The involved parties would also have to agree on common standards, so all the systems could talk to each other, and then the payment infrastructure would have to be brought in line with these standards.

Simply put, they can provide the credit and their customers can spend it elsewhere.

But if this could be universally achieved, the financial inclusion opportunity this would provide to those at the bottom of the financial pyramid is immense. With the common standards and the infrastructure in place, a worker with an M-Pesa account could send money to someone with an eWallet (currently, the money has to be withdrawn and re-deposited), a salary received into an eWallet could be paid into a Jet store card, and a Jet store card could be used to buy food at Woolworths.

Long-term gains

While this may seem like an elaborate set-up for minimal gains, remember the goal of financial inclusion is a long-term strategy.
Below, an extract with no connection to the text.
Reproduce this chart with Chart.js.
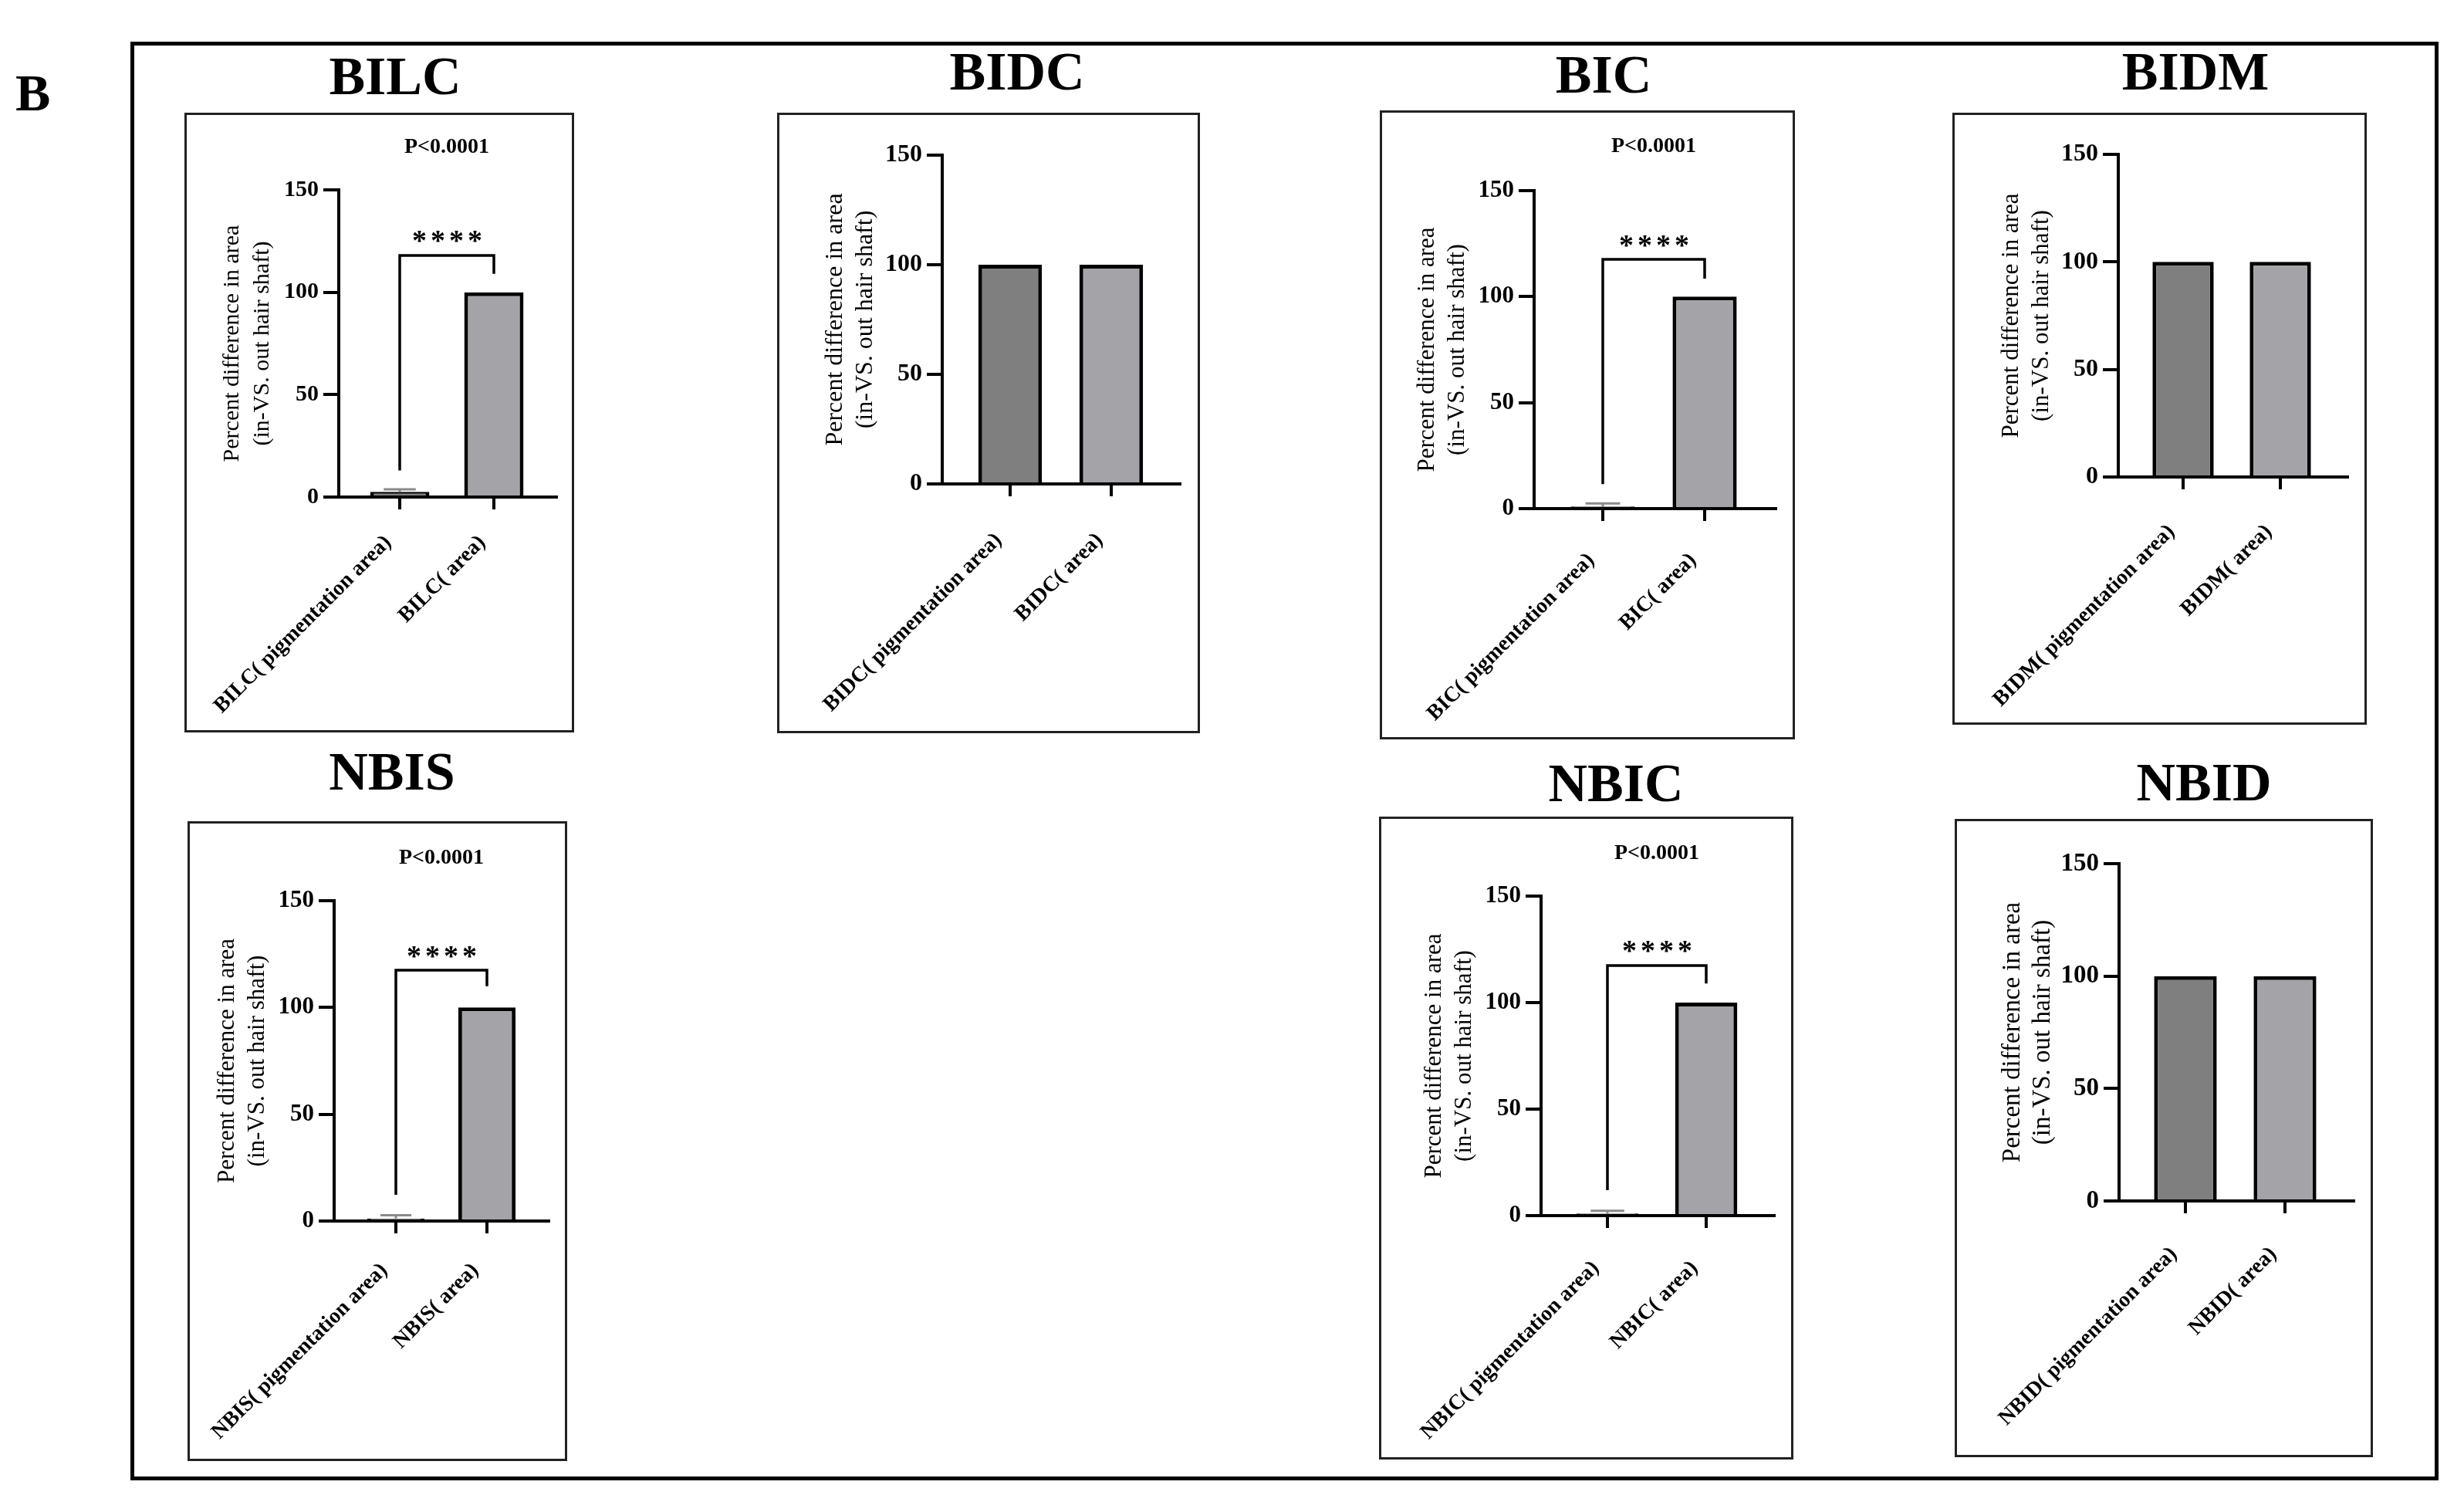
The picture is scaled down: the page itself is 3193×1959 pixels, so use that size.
<!DOCTYPE html>
<html>
<head>
<meta charset="utf-8">
<title>Pigmentation area panels</title>
<script src="https://cdn.jsdelivr.net/npm/chart.js@4.4.1/dist/chart.umd.min.js"></script>
<style>
  body { margin: 0; background: #fff; width: 3193px; height: 1959px; position: relative; overflow: hidden;
         font-family: 'Liberation Serif', 'Times New Roman', serif; }
  .frame { position: absolute; left: 169px; top: 54px; width: 2991px; height: 1864px;
           border: 5px solid #000; box-sizing: border-box; }
  .letter { position: absolute; left: 20px; top: 86px; font-size: 68px; line-height: 1; font-weight: bold; }
  .ttl { position: absolute; font-size: 70px; line-height: 1; font-weight: bold; white-space: nowrap;
         transform: translate(-50%, -50%); }
  .box { position: absolute; border: 3px solid #222; box-sizing: border-box; }
  canvas { position: absolute; }
</style>
</head>
<body>
<div class="frame"></div>
<div class="letter">B</div>
<script>
// ---- data ----
const panelNames = ['BILC', 'BIDC', 'BIC', 'BIDM', 'NBIS', 'NBIC', 'NBID'];
const categorySuffixes = ['( pigmentation area)', '( area)'];
const pigmentationValues = [2.5, 100, 1.0, 100, 1.2, 1.0, 100];
const pigmentationErrors = [1.3, 0, 1.5, 0, 1.5, 1.3, 0];
const areaValues = [100, 100, 100, 100, 100, 100, 100];
const pValueLabels = ['P<0.0001', '', 'P<0.0001', '', 'P<0.0001', 'P<0.0001', ''];
const starLabels = ['****', '', '****', '', '****', '****', ''];
const pLevels = [171, null, 171, null, 170, 170, null];
const starLevels = [128, null, 127, null, 127, 127, null];
const bracketTops = [118, null, 117.6, null, 117.5, 117.4, null];
const bracketLeftEnds = [13, null, 11.6, null, 12.3, 12, null];
const bracketRightEnds = [109, null, 108.5, null, 110, 109, null];
const yTickValues = [0, 50, 100, 150];
const yAxisTitle = ['Percent difference in area', '(in-VS. out hair shaft)'];
const barColors = ['#7f7f7f', '#a4a4a8'];

// ---- where each panel sits on the page (box, plot area edges, tick x, title centre, label gap) ----
const panelLayout = [
  { box: [239, 146, 744, 949],    plot: [439, 246, 721, 644],     ticks: [518, 640],   title: [512, 99],    gap: 47 },
  { box: [1007, 146, 1555, 950],  plot: [1221, 201, 1529, 627],   ticks: [1309, 1440], title: [1318, 93],   gap: 61 },
  { box: [1788, 143, 2326, 958],  plot: [1988, 247, 2301, 659],   ticks: [2077, 2209], title: [2078, 97],   gap: 55 },
  { box: [2530, 146, 3067, 939],  plot: [2745, 200, 3042, 618],   ticks: [2829, 2955], title: [2845, 93],   gap: 59 },
  { box: [243, 1064, 735, 1893],  plot: [433, 1167, 711, 1582],   ticks: [513, 631],   title: [508, 1000],  gap: 52 },
  { box: [1787, 1058, 2324, 1891], plot: [1997, 1161, 2299, 1575], ticks: [2083, 2211], title: [2094, 1015], gap: 56 },
  { box: [2533, 1061, 3075, 1888], plot: [2746, 1119, 3050, 1556], ticks: [2832, 2961], title: [2856, 1014], gap: 57 }
];

const SERIF = "'Liberation Serif', 'Times New Roman', serif";
const Y_SCALE_W = 170;

// error bar, significance bracket, stars and p value
const sigPlugin = {
  id: 'sig',
  afterDraw(chart, args, opts) {
    const i = opts.index;
    const { ctx, scales: { x, y } } = chart;
    ctx.save();

    if (pigmentationErrors[i] > 0) {
      const bar = chart.getDatasetMeta(0).data[0];
      const cx = x.getPixelForValue(0);
      const yTop = y.getPixelForValue(pigmentationValues[i] + pigmentationErrors[i]);
      const yBase = y.getPixelForValue(pigmentationValues[i]);
      const half = bar.width * 0.27;
      ctx.strokeStyle = '#8a8a8a';
      ctx.lineWidth = 3;
      ctx.beginPath();
      ctx.moveTo(cx, yBase);
      ctx.lineTo(cx, yTop);
      ctx.moveTo(cx - half, yTop);
      ctx.lineTo(cx + half, yTop);
      ctx.stroke();
    }

    if (bracketTops[i] != null) {
      const x0 = x.getPixelForValue(0);
      const x1 = x.getPixelForValue(1);
      ctx.strokeStyle = '#000';
      ctx.lineWidth = 3.5;
      ctx.beginPath();
      ctx.moveTo(x0, y.getPixelForValue(bracketLeftEnds[i]));
      ctx.lineTo(x0, y.getPixelForValue(bracketTops[i]));
      ctx.lineTo(x1, y.getPixelForValue(bracketTops[i]));
      ctx.lineTo(x1, y.getPixelForValue(bracketRightEnds[i]));
      ctx.stroke();

      const mid = x.getPixelForValue(0.5);
      ctx.fillStyle = '#000';
      ctx.textAlign = 'center';
      ctx.font = 'bold 38px ' + SERIF;
      ctx.letterSpacing = '5px';
      ctx.textBaseline = 'alphabetic';
      ctx.fillText(starLabels[i], mid + 3, y.getPixelForValue(starLevels[i]) + 20);
      ctx.letterSpacing = '0px';
      ctx.font = 'bold 28px ' + SERIF;
      ctx.textBaseline = 'middle';
      ctx.fillText(pValueLabels[i], mid, y.getPixelForValue(pLevels[i]));
    }
    ctx.restore();
  }
};

panelNames.forEach((name, i) => {
  const lay = panelLayout[i];
  const [bx0, by0, bx1, by1] = lay.box;
  const [L, T, R, B] = lay.plot;
  const [t0, t1] = lay.ticks;
  const step = t1 - t0;
  const plotH = B - T;

  const canvas = document.createElement('canvas');
  canvas.width = bx1 - bx0;
  canvas.height = by1 - by0;
  canvas.style.left = bx0 + 'px';
  canvas.style.top = by0 + 'px';
  document.body.appendChild(canvas);

  const box = document.createElement('div');
  box.className = 'box';
  Object.assign(box.style, { left: bx0 + 'px', top: by0 + 'px', width: (bx1 - bx0) + 'px', height: (by1 - by0) + 'px' });
  document.body.appendChild(box);

  const ttl = document.createElement('div');
  ttl.className = 'ttl';
  ttl.textContent = name;
  ttl.style.left = lay.title[0] + 'px';
  ttl.style.top = lay.title[1] + 'px';
  document.body.appendChild(ttl);

  const titleSize = Math.round(0.075 * plotH);
  const titleLine = 39;

  new Chart(canvas, {
    type: 'bar',
    data: {
      datasets: [{
        data: [{ x: 0, y: pigmentationValues[i] }, { x: 1, y: areaValues[i] }],
        backgroundColor: barColors,
        borderColor: '#000',
        borderWidth: 5,
        categoryPercentage: 1,
        barPercentage: 0.63
      }]
    },
    options: {
      responsive: false,
      animation: false,
      events: [],
      layout: {
        autoPadding: false,
        padding: { left: L - bx0 - Y_SCALE_W, top: T - by0, right: bx1 - R, bottom: 0 }
      },
      plugins: { legend: { display: false }, tooltip: { enabled: false }, sig: { index: i } },
      scales: {
        x: {
          type: 'linear',
          offset: false,
          min: -(t0 - L) / step,
          max: 1 + (R - t1) / step,
          afterBuildTicks: s => { s.ticks = [{ value: 0 }, { value: 1 }]; },
          afterFit: s => { s.height = by1 - B; s.paddingLeft = 0; s.paddingRight = 0; },
          grid: { offset: false, drawOnChartArea: false, tickLength: 16, lineWidth: 4, color: '#000' },
          border: { display: true, width: 4, color: '#000' },
          ticks: {
            autoSkip: false, minRotation: 45, maxRotation: 45,
            padding: lay.gap - 20, labelOffset: -15, color: '#000',
            font: { family: SERIF, size: 28, weight: 'bold' },
            callback: (v, idx) => name + categorySuffixes[idx]
          }
        },
        y: {
          min: 0, max: 150,
          afterBuildTicks: s => { s.ticks = yTickValues.map(v => ({ value: v })); },
          afterFit: s => { s.width = Y_SCALE_W; s.paddingTop = 0; s.paddingBottom = 0; },
          grid: { drawOnChartArea: false, tickLength: 20, lineWidth: 4, color: '#000' },
          border: { display: true, width: 4, color: '#000' },
          ticks: { padding: 6, color: '#000', font: { family: SERIF, size: Math.round(30 * plotH / 398), weight: 'bold' } },
          title: {
            display: true,
            text: yAxisTitle,
            color: '#000',
            font: { family: SERIF, size: titleSize, weight: 'normal', lineHeight: titleLine / titleSize },
            padding: { top: Y_SCALE_W - 138 - titleLine / 2, bottom: 0 }
          }
        }
      }
    },
    plugins: [sigPlugin]
  });
});
</script>
</body>
</html>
The ability to engage with financial services gives low-income customers freedom and agency, and grows their capabilities at the same time as it delivers new customers to the banks.

This approach has already been successful in Tanzania, where Airtel, Tigo and Zantel have entered into an interoperability agreement, and the arrangement is already live between Airtel and Tigo. This allows customers to send and receive money between their respective mobile wallets. This agreement is a world first, but it will show the way forward for future partnerships of this nature.

Ultimately, this kind of unification of standards and interoperability will have benefits for all financial services users, whether they earn R100 or R10 000 a month.